Amsterdam. Hungover and art touring. As you can see this Elephant grave yard has a Rembrandt at the back. I feel like hell, but I’m sure that’s just the well earned result of the night before. I know this, because I looked in the mirror this morning to see a blurry vision of my parents looking back at me – thoroughly dispiriting – as is this Old Master viewing demographic. Truthfully, I just wanted to spend a little bit of quality time in front of this painting, but I find that it’s impossible. The entire viewing process has been programmed to move us along quickly. This painting is, after all, the big star of the museum. Everyone with a ticket is entitled to have a look, so to keep the line moving they’ve made the viewing process as unpleasant as possible. The Museum Guards flanking the painting keep the crowds moving by moving themselves, back and forth in front of the painting as if they are part of the composition – and indeed – they are. The benches are placed to the sides which gives you an angled low shot of a lot of lumpy backsides clad in all types of uncomfortable slacks. People take their places along the low barrier to take pictures on iPhones or other electronic devices, thus blocking any sustained viewing. Those frontline photographers then step back to have a gander at the results. If it’s not good they’ll move back into position to shoot another. And so it goes. It’s all been designed to keep the punters on the moving walkway which inevitably leads to the gift shoppe exit.

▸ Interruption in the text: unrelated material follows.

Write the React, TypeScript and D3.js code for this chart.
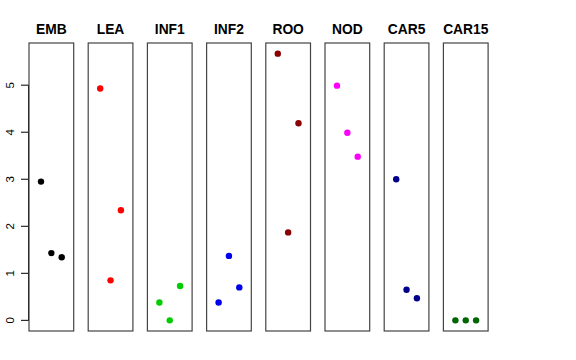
import * as d3 from "d3";

const groups = ["EMB", "LEA", "INF1", "INF2", "ROO", "NOD", "CAR5", "CAR15"];
const colors = ["#000000", "#FF0000", "#00CD00", "#0000EE", "#8B0000", "#FF00FF", "#00008B", "#006400"];
// three replicate values per group
const values = [
  [2.95, 1.43, 1.34],
  [4.93, 0.85, 2.34],
  [0.38, 0.0, 0.73],
  [0.38, 1.37, 0.7],
  [5.67, 1.87, 4.19],
  [4.99, 3.99, 3.48],
  [3.0, 0.65, 0.47],
  [0.0, 0.0, 0.0],
];
const yTicks = [0, 1, 2, 3, 4, 5];

const W = 576;
const H = 360;
const top = 43;
const bottom = 331;
const left0 = 29;
const panelW = 44.7;
const step = 59.2;

export default function App() {
  const yMax = d3.max(values.flat()) ?? 1;
  const pad = yMax * 0.04;
  const y = d3.scaleLinear().domain([-pad, yMax + pad]).range([bottom, top]);
  const x = d3.scaleLinear().domain([-0.16, 4.16]).range([0, panelW]);
  const font = "'Liberation Sans', Arial, Helvetica, sans-serif";

  return (
    <svg width={W} height={H} style={{ position: "absolute", left: 0, top: 0, background: "#fff" }}>
      {/* y axis */}
      <line x1={left0 - 0.5} x2={left0 - 0.5} y1={y(0)} y2={y(5)} stroke="#000" />
      {yTicks.map((t) => (
        <g key={t}>
          <line x1={left0 - 8} x2={left0} y1={y(t)} y2={y(t)} stroke="#000" />
          <text
            transform={`translate(13.5,${y(t)}) rotate(-90)`}
            textAnchor="middle"
            fontFamily={font}
            fontSize={11.5}
          >
            {t}
          </text>
        </g>
      ))}
      {groups.map((g, i) => {
        const x0 = left0 + i * step;
        return (
          <g key={g}>
            <text
              x={x0 + panelW / 2}
              y={34}
              textAnchor="middle"
              fontFamily={font}
              fontWeight="bold"
              fontSize={13.8}
            >
              {g}
            </text>
            <rect
              x={x0}
              y={top}
              width={panelW}
              height={bottom - top}
              fill="none"
              stroke="#444"
              strokeWidth={1.2}
            />
            {values[i].map((v, j) => (
              <circle key={j} cx={x0 + x(j + 1)} cy={y(v)} r={3.2} fill={colors[i]} />
            ))}
          </g>
        );
      })}
    </svg>
  );
}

Kren’s was right – museums are all about the Brand – about the quality product. The art world restructured itself in the early 90s after the crash and Krens led that charge. There was a corporate takeover of the bankrupt art retail systems which turned the centuries-long history of considered collecting into a Neoliberal traders market – from auction house to museum boardrooms right through to artists studios. The Rijks is just trying to profit from the system like any other art gallery, and in this case its money maker is the Night Watch. My Mom used to say, “A cat may look at a king.” But that’s just not the game anymore. Cats don’t have a penny to their name and can’t afford the entry. Looking at “culturally significant Art” is considered a consumer privilege reserved for those who can afford a ticket. Cash makes us feel democratic, art for the people, that sort of thing, but to really see, you’ll still need the Willie Wonka Golden Ticket.
I’m willing to bet that Rembrandt never thought that his painting would be used as the backdrop for thousands of tourists’ shots uploaded into the cloud. Nor would he have expected the President of the United States to put Art in its place. “Obama remarked that the painting, which is housed in the recently-renovated Rijksmuseum in Amsterdam, was the most impressive backdrop he had ever had for a statement to the press.” Backdrop for a statement. And truthfully that’s how the Neoliberal Art World likes its art – painting is there to enhance the corporation’s standing. No one would have predicted that this great painting (or any great painting for that matter) would one day not really matter as Art. In this age Art’s meaning, all Art for that matter, is tied to its ability to enhance the ROI, the Corporate Presence or the Branded Experience. Business, as they say, IS the best Art.
Don’t get me wrong, I still have my old school moments of belief and wonder – the gesticulating Donald Trump in the middle of the composition is a painterly tour de force, and the Billy Bush in the shimmering fabulous outfit next to him is a study in the flashy portrayal of wheezing pedantry. Rembrandt when he was on his game was great, and at another time I would have fought a bit harder to see this wonderful thing. But regardless of my regard these moments of painting wizardry are no longer the point of this Art experience. And neither are those floral patterned skinny jeans standing in my way.
Look, I understand that I was flowcharted out of this economic equation long ago, but does everything to do with Art have to be so blatantly consumerist? The answer of course is yes, yes it does. The thing that I began to understand, as I held my throbbing over-indulged noggin, is that the images on all those flashing screens are now the final arbiters of one’s visual experience. They are the product made, the manufactured images, the acceptance of this kind of Art, this way of Art. These images are the endgame of tourism, airlines, hoteliers, restauranteurs, museum CEOs, trinket shops, book publishers, online art discount stores, Apple Inc., e-commerce app makers, and museum traffic flow systems. That art tourist screenshot saved in my iPhoto file is nothing more than an expensive document, a bought and paid-for moment that locates, times, date stamps, collates and programs my complicity and readies my bohemian capitulation for a press release, a snapchat or a fucking tweet. Let’s call it “surveillance viewing” – not of the Art, which only exists now to facilitate an economic transaction, but of me, of us, the consumers of these paid experiences, the customers of Branded Art Products. And with the photo posted above I too have participated in this Art Economy.